[Rows from a dataset of charts and code]
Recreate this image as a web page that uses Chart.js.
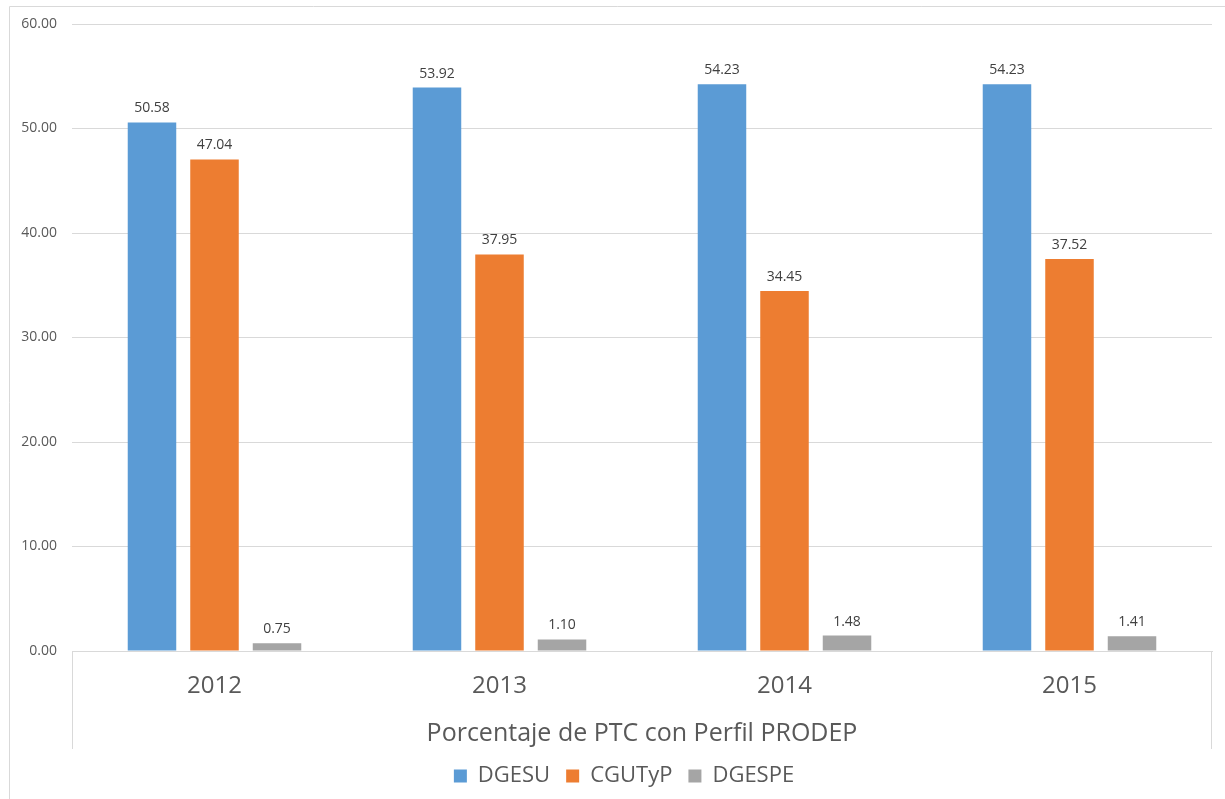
<!DOCTYPE html>
<html>
<head>
<meta charset="utf-8">
<script src="https://cdn.jsdelivr.net/npm/chart.js@4/dist/chart.umd.min.js"></script>
<style>
  html, body { margin: 0; padding: 0; background: #fff; }
  #wrap { width: 1225px; height: 799px; position: relative; }
</style>
</head>
<body>
<div id="wrap"><canvas id="chart"></canvas></div>
<script>
// data
var years = ['2012', '2013', '2014', '2015'];
var dgesu = [50.58, 53.92, 54.23, 54.23];
var cgutyp = [47.04, 37.95, 34.45, 37.52];
var dgespe = [0.75, 1.10, 1.48, 1.41];
var yTicks = [0, 10, 20, 30, 40, 50, 60];
var axisTitle = 'Porcentaje de PTC con Perfil PRODEP';

var FONT = '"Open Sans", "DejaVu Sans", sans-serif';
var GRID = '#d9d9d9';
var TEXT = '#595959';

// frame around the whole chart + box under the category axis
var framePlugin = {
    id: 'frame',
    afterLayout: function (chart) {
        // the original legend sits a bit right of the canvas centre
        chart.legend.left += 36;
    },
    beforeDraw: function (chart) {
        var ctx = chart.ctx;
        ctx.save();
        ctx.strokeStyle = GRID;
        ctx.lineWidth = 1;
        ctx.beginPath();
        ctx.moveTo(9.5, chart.height);
        ctx.lineTo(9.5, 6.5);
        ctx.lineTo(chart.width, 6.5);
        ctx.stroke();
        ctx.restore();
    },
    afterDraw: function (chart) {
        var ctx = chart.ctx;
        var area = chart.chartArea;
        var x = chart.scales.x;
        ctx.save();
        ctx.strokeStyle = GRID;
        ctx.lineWidth = 1;
        ctx.beginPath();
        ctx.moveTo(Math.round(area.left) + 0.5, area.bottom);
        ctx.lineTo(Math.round(area.left) + 0.5, x.bottom);
        ctx.moveTo(Math.round(area.right) - 0.5, area.bottom);
        ctx.lineTo(Math.round(area.right) - 0.5, x.bottom);
        ctx.stroke();
        ctx.restore();
    }
};

// value labels above each bar
var labelPlugin = {
    id: 'valueLabels',
    afterDatasetsDraw: function (chart) {
        var ctx = chart.ctx;
        ctx.save();
        ctx.font = '14px ' + FONT;
        ctx.fillStyle = '#404040';
        ctx.textAlign = 'center';
        ctx.textBaseline = 'middle';
        chart.data.datasets.forEach(function (ds, i) {
            var meta = chart.getDatasetMeta(i);
            meta.data.forEach(function (bar, j) {
                ctx.fillText(ds.data[j].toFixed(2), bar.x, bar.y - 14);
            });
        });
        ctx.restore();
    }
};

var chart = new Chart(document.getElementById('chart').getContext('2d'), {
    type: 'bar',
    data: {
        labels: years,
        datasets: [
            { label: 'DGESU', data: dgesu, backgroundColor: '#5b9bd5' },
            { label: 'CGUTyP', data: cgutyp, backgroundColor: '#ed7d31' },
            { label: 'DGESPE', data: dgespe, backgroundColor: '#a5a5a5' }
        ]
    },
    options: {
        responsive: true,
        maintainAspectRatio: false,
        animation: false,
        datasets: {
            bar: { categoryPercentage: 0.658, barPercentage: 0.776 }
        },
        layout: { padding: { left: 0, right: 13, top: 24, bottom: 2 } },
        plugins: {
            tooltip: { enabled: false },
            legend: {
                position: 'bottom',
                labels: {
                    font: { family: FONT, size: 22 },
                    color: TEXT,
                    boxWidth: 13,
                    boxHeight: 13,
                    padding: 16
                }
            }
        },
        scales: {
            x: {
                grid: { display: false },
                border: { display: true, color: GRID },
                ticks: {
                    font: { family: FONT, size: 24 },
                    color: TEXT,
                    padding: 13
                },
                title: {
                    display: true,
                    text: axisTitle,
                    font: { family: FONT, size: 25 },
                    color: TEXT,
                    padding: { top: 0, bottom: 0 }
                },
                afterFit: function (scale) { scale.height = 98; }
            },
            y: {
                min: yTicks[0],
                max: yTicks[yTicks.length - 1],
                grid: { color: GRID, drawTicks: false },
                border: { display: false },
                afterBuildTicks: function (scale) {
                    scale.ticks = yTicks.map(function (v) { return { value: v }; });
                },
                ticks: {
                    font: { family: FONT, size: 14 },
                    color: TEXT,
                    padding: 15,
                    callback: function (v) { return Number(v).toFixed(2); }
                },
                afterFit: function (scale) { scale.width = 72; }
            }
        }
    },
    plugins: [framePlugin, labelPlugin]
});
</script>
</body>
</html>
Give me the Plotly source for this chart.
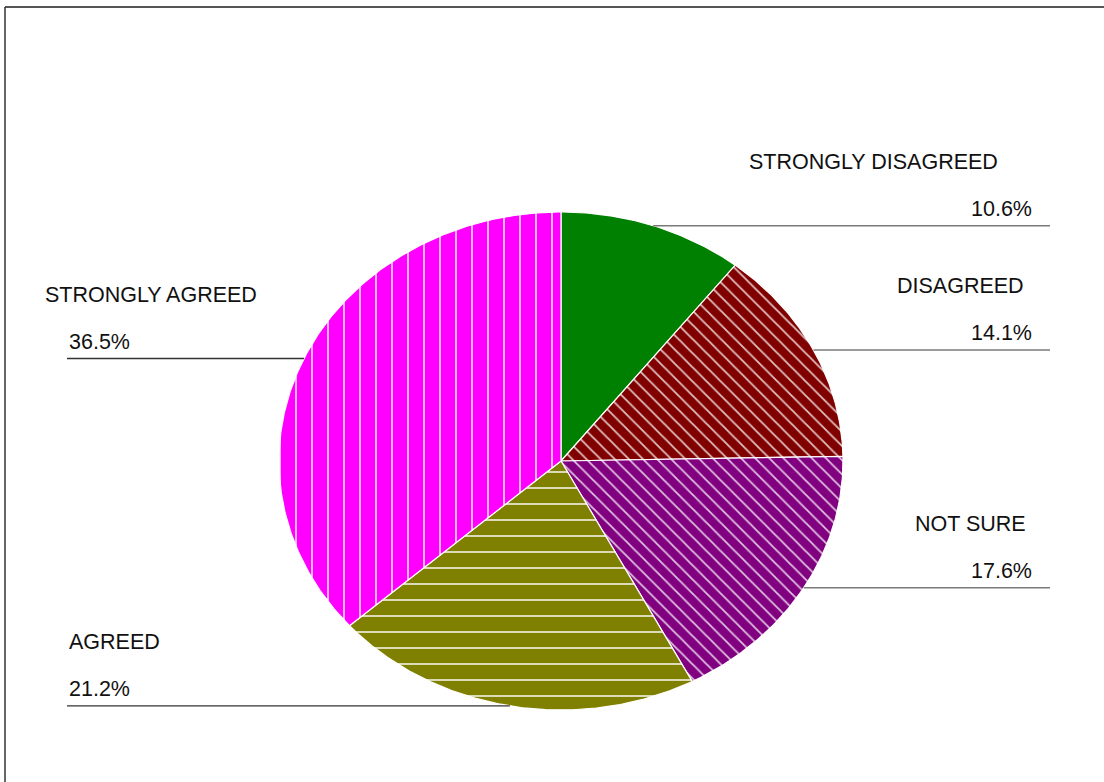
import numpy as np
import plotly.graph_objects as go

# Survey responses, clockwise from 12 o'clock
categories = ["STRONGLY DISAGREED", "DISAGREED", "NOT SURE", "AGREED", "STRONGLY AGREED"]
percentages = [10.6, 14.1, 17.6, 21.2, 36.5]

# Slice styling
colors = ["#008000", "#800000", "#800080", "#808000", "#ff00ff"]
pattern_shapes = ["", "\\", "\\", "-", "|"]
pattern_sizes = [8, 10, 10, 16, 16]
pattern_solidity = [0.0, 0.18, 0.18, 0.12, 0.12]

# Elliptical pie geometry (plot area is mapped 1:1 to pixels)
CX, CY, RX, RY = 561, 461, 282, 249
LEFT_END, RIGHT_END = 67, 1050
FONT = dict(family="Liberation Sans, Arial, sans-serif", size=21.5, color="#111111")

# Name label horizontal position (left edge) for each category
name_x = [747, 895, 913, 67, 43]


def edge_point(frac):
    """Point on the ellipse at a cumulative fraction measured clockwise from the top."""
    t = 2 * np.pi * frac
    return CX + RX * np.sin(t), CY - RY * np.cos(t)


fig = go.Figure()

total = float(sum(percentages))
cum = np.concatenate([[0.0], np.cumsum(percentages) / total])

for i, cat in enumerate(categories):
    a0, a1 = cum[i], cum[i + 1]
    fr = np.linspace(a0, a1, max(int((a1 - a0) * 720), 8))
    xs, ys = edge_point(fr)
    px = np.concatenate([[CX], xs, [CX]])
    py = np.concatenate([[CY], ys, [CY]])
    kw = {}
    if pattern_shapes[i]:
        kw["fillpattern"] = dict(
            shape=pattern_shapes[i], bgcolor=colors[i], fgcolor="#ffffff",
            fgopacity=0.75, size=pattern_sizes[i], solidity=pattern_solidity[i],
            fillmode="replace",
        )
    fig.add_trace(go.Scatter(
        x=px, y=py, mode="lines", fill="toself", fillcolor=colors[i],
        line=dict(color="white", width=1.2), name=cat, hoverinfo="name",
        **kw,
    ))

# Leader lines and labels
annotations = []
for i, cat in enumerate(categories):
    mid = (cum[i] + cum[i + 1]) / 2
    ex, ey = edge_point(mid)
    right_side = ex > CX
    end_x = RIGHT_END if right_side else LEFT_END
    fig.add_trace(go.Scatter(
        x=[ex, end_x], y=[ey, ey], mode="lines",
        line=dict(color="#7a7a7a" if right_side else "#333333", width=1.4),
        hoverinfo="skip", showlegend=False,
    ))
    pct = f"{percentages[i]:.1f}%"
    if right_side:
        annotations.append(dict(x=end_x - 16, y=ey - 3, text=pct, xanchor="right",
                                yanchor="bottom", showarrow=False, font=FONT))
    else:
        annotations.append(dict(x=end_x, y=ey - 3, text=pct, xanchor="left",
                                yanchor="bottom", showarrow=False, font=FONT))
    annotations.append(dict(x=name_x[i], y=ey - 50, text=cat, xanchor="left",
                            yanchor="bottom", showarrow=False, font=FONT))

fig.update_layout(
    width=1104, height=782, autosize=False,
    margin=dict(l=0, r=0, t=0, b=0),
    paper_bgcolor="white", plot_bgcolor="white",
    showlegend=False,
    xaxis=dict(range=[0, 1104], visible=False, fixedrange=True),
    yaxis=dict(range=[782, 0], visible=False, fixedrange=True),
    annotations=annotations,
    shapes=[
        dict(type="line", xref="x", yref="y", x0=5, y0=7, x1=1110, y1=7,
             line=dict(color="#555555", width=2)),
        dict(type="line", xref="x", yref="y", x0=5, y0=7, x1=5, y1=790,
             line=dict(color="#333333", width=1.5)),
    ],
)

fig.write_html("out.html")
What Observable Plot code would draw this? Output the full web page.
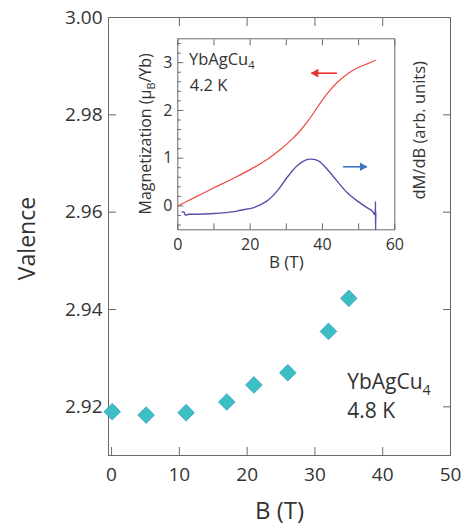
<!DOCTYPE html>
<html><head><meta charset="utf-8">
<script src="https://cdn.jsdelivr.net/npm/d3@7"></script>
<script src="https://cdn.jsdelivr.net/npm/@observablehq/plot@0.6"></script>
<style>
html,body{margin:0;padding:0;background:#fff;}
#wrap{position:relative;width:465px;height:525px;overflow:hidden;}
#wrap svg{position:absolute;left:0;top:0;}
</style></head><body><div id="wrap"></div>
<script>
// ---- main panel: valence vs field (4.8 K)
const fieldB  = [0.1, 5.1, 11.0, 17.0, 21.0, 26.0, 32.0, 35.0];
const valence = [2.9190, 2.9183, 2.9188, 2.9210, 2.9245, 2.9270, 2.9355, 2.9423];
const mainXTicks = [0, 10, 20, 30, 40, 50];
const mainTopTicks = [10, 20, 30, 40];
const mainYTicks = [2.92, 2.94, 2.96, 2.98, 3.00];

// ---- inset: magnetization (left axis) and dM/dB (arb. units) at 4.2 K
const magB = [0, 5, 10, 15, 20, 25, 28, 31.6, 34, 36.2, 39, 41.3, 44, 46, 48, 50.5, 52.5, 54.6];
const magM = [0, 0.19, 0.38, 0.565, 0.76, 0.99, 1.16, 1.40, 1.59, 1.80, 2.11, 2.35, 2.58, 2.71, 2.82, 2.92, 2.98, 3.05];
const dmdbB = [1.2, 1.7, 2.1, 3, 5, 10, 15.5, 17.3, 21, 24.7, 27.5, 30.2, 33, 35.3, 36.9, 39, 41.3, 44, 46.8, 49.6, 52.3, 53.5, 54.1, 54.4, 54.6, 54.65, 54.7, 54.75];
const dmdbV = [-0.125, -0.13, -0.19, -0.175, -0.175, -0.16, -0.12, -0.09, -0.035, 0.105, 0.315, 0.595, 0.84, 0.96, 0.98, 0.94, 0.77, 0.525, 0.28, 0.105, -0.035, -0.09, -0.14, -0.18, -0.12, 0.09, -0.5, -0.15];
const insetXTicks = [0, 10, 20, 30, 40, 50, 60];
const insetYTicks = [0, 1, 2, 3];
const insetYMinor = [-0.4, -0.2, 0.2, 0.4, 0.6, 0.8, 1.2, 1.4, 1.6, 1.8, 2.2, 2.4, 2.6, 2.8, 3.2, 3.4];
// arrows: [magnetization -> left axis, dM/dB -> right axis]
const arrowFromB = [44.0, 45.7];
const arrowToB   = [36.9, 52.3];
const arrowLevel = [2.78, 0.82];

const FONT = "'Open Sans', 'Noto Sans', sans-serif";
const TXT = "#333";
const FRAME = "#6a6a6a";

const points = fieldB.map((b, i) => ({b, v: valence[i]}));
const mag = magB.map((b, i) => ({b, m: magM[i]}));
const dmdb = dmdbB.map((b, i) => ({b, d: dmdbV[i]}));
const arrows = arrowFromB.map((f, i) => ({from: f, to: arrowToB[i], level: arrowLevel[i]}));

const main = Plot.plot({
  width: 465, height: 525,
  marginLeft: 108, marginRight: 15, marginTop: 17, marginBottom: 70,
  x: {domain: [-0.45, 50]},
  y: {domain: [2.91, 3.0]},
  style: {fontFamily: FONT, color: TXT, background: "white"},
  marks: [
    Plot.frame({stroke: FRAME, strokeWidth: 1}),
    Plot.axisX({ticks: mainXTicks, tickSize: -8, tickPadding: 19.5, fontSize: 19, stroke: FRAME, label: null, tickFormat: d => String(d)}),
    Plot.axisX({anchor: "top", ticks: mainTopTicks, tickSize: -8, stroke: FRAME, label: null, tickFormat: () => ""}),
    Plot.axisY({ticks: mainYTicks, tickSize: -8, tickPadding: 14, fontSize: 19, stroke: FRAME, label: null, tickFormat: d3.format(".2f")}),
    Plot.axisY({anchor: "right", ticks: mainYTicks, tickSize: -8, stroke: FRAME, label: null, tickFormat: () => ""}),
    Plot.dot(points, {x: "b", y: "v", symbol: "diamond2", r: 7.5, fill: "#3cbfc3", stroke: "#3f9dcc", strokeWidth: 0.8}),
    Plot.text(["YbAgCu_4"], {frameAnchor: "top-left", dx: 238.7, dy: 365, textAnchor: "start", lineAnchor: "middle", fontSize: 21, fill: TXT}),
    Plot.text(["4.8 K"], {frameAnchor: "top-left", dx: 238.7, dy: 394, textAnchor: "start", lineAnchor: "middle", fontSize: 21, fill: TXT}),
    Plot.text(["Valence"], {frameAnchor: "left", dx: -80.4, dy: 2, rotate: -90, textAnchor: "middle", lineAnchor: "middle", fontSize: 23, fill: TXT}),
    Plot.text(["B (T)"], {frameAnchor: "bottom", dy: 56, textAnchor: "middle", lineAnchor: "middle", fontSize: 24, fill: TXT})
  ]
});

const inset = Plot.plot({
  width: 330, height: 260,
  marginLeft: 57.3, marginRight: 55.7, marginTop: 18.3, marginBottom: 50.7,
  x: {domain: [0, 60]},
  y: {domain: [-0.5, 3.5]},
  style: {fontFamily: FONT, color: TXT, background: "transparent", overflow: "visible"},
  marks: [
    Plot.frame({stroke: FRAME, strokeWidth: 1}),
    Plot.axisX({ticks: insetXTicks, tickSize: -6, tickPadding: 15, fontSize: 16, stroke: FRAME, label: null, tickFormat: d => d % 20 === 0 ? String(d) : ""}),
    Plot.axisX({anchor: "top", ticks: insetXTicks, tickSize: -6, stroke: FRAME, label: null, tickFormat: () => ""}),
    Plot.axisY({ticks: insetYTicks, tickSize: -6, tickPadding: 11.5, fontSize: 16, stroke: FRAME, label: null, tickFormat: d => String(d)}),
    Plot.axisY({ticks: insetYMinor, tickSize: -3.5, stroke: FRAME, label: null, tickFormat: () => ""}),
    Plot.line(mag, {x: "b", y: "m", curve: "catmull-rom", stroke: "#f0483e", strokeWidth: 1.2}),
    Plot.line(dmdb, {x: "b", y: "d", curve: "catmull-rom", stroke: "#5a4ca8", strokeWidth: 1.4}),
    Plot.link([arrows[0]], {x1: "from", x2: "to", y1: "level", y2: "level", stroke: "#e8342e", strokeWidth: 1.6}),
    Plot.dot([arrows[0]], {x: "to", y: "level", symbol: "triangle", rotate: -90, r: 3.2, dx: 4.5, fill: "#e8342e"}),
    Plot.link([arrows[1]], {x1: "from", x2: "to", y1: "level", y2: "level", stroke: "#3b74c4", strokeWidth: 1.6}),
    Plot.dot([arrows[1]], {x: "to", y: "level", symbol: "triangle", rotate: 90, r: 3.2, dx: -4.5, fill: "#3b74c4"}),
    Plot.text(["YbAgCu_4"], {frameAnchor: "top-left", dx: 11.2, dy: 21.2, textAnchor: "start", lineAnchor: "middle", fontSize: 16.5, fill: TXT}),
    Plot.text(["4.2 K"], {frameAnchor: "top-left", dx: 12, dy: 47, textAnchor: "start", lineAnchor: "middle", fontSize: 16.5, fill: TXT}),
    Plot.text(["B (T)"], {frameAnchor: "bottom", dy: 32.5, textAnchor: "middle", lineAnchor: "middle", fontSize: 17, fill: TXT}),
    Plot.text(["Magnetization (μ_B/Yb)"], {frameAnchor: "left", dx: -32.4, dy: -0.5, rotate: -90, textAnchor: "middle", lineAnchor: "middle", fontSize: 16, fill: TXT}),
    Plot.text(["dM/dB (arb. units)"], {frameAnchor: "right", dx: 25.4, dy: -4, rotate: -90, textAnchor: "middle", lineAnchor: "middle", fontSize: 16.5, fill: TXT})
  ]
});

const wrap = document.getElementById("wrap");
wrap.appendChild(main);
wrap.appendChild(inset);
inset.style.left = "120px";
inset.style.top = "20px";

// render "_x" as a real subscript
const NS = "http://www.w3.org/2000/svg";
for (const svg of [main, inset]) {
  svg.querySelectorAll("text").forEach(t => {
    const s = t.textContent;
    if (!s.includes("_")) return;
    const fs = parseFloat(getComputedStyle(t).fontSize) || 16;
    const parts = s.split(/_(.)/);
    while (t.firstChild) t.removeChild(t.firstChild);
    parts.forEach((p, i) => {
      if (!p) return;
      const sp = document.createElementNS(NS, "tspan");
      sp.textContent = p;
      if (i % 2 === 1) {
        sp.setAttribute("font-size", (fs * 0.68).toFixed(1));
        sp.setAttribute("dy", (fs * 0.25).toFixed(1));
      } else if (i > 0) {
        sp.setAttribute("dy", (-fs * 0.25).toFixed(1));
      }
      t.appendChild(sp);
    });
  });
}
</script></body></html>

→ What the task asks
Using the entries above, reproduce word for word only the lines from the one that contains "Give me the Plotly source for this chart." to the one that contains "percentages = [10.6, 14.1, 17.6, 21.2, 36.5]", both ends included, and drop every picture.

→ Result below
Give me the Plotly source for this chart.
import numpy as np
import plotly.graph_objects as go

# Survey responses, clockwise from 12 o'clock
categories = ["STRONGLY DISAGREED", "DISAGREED", "NOT SURE", "AGREED", "STRONGLY AGREED"]
percentages = [10.6, 14.1, 17.6, 21.2, 36.5]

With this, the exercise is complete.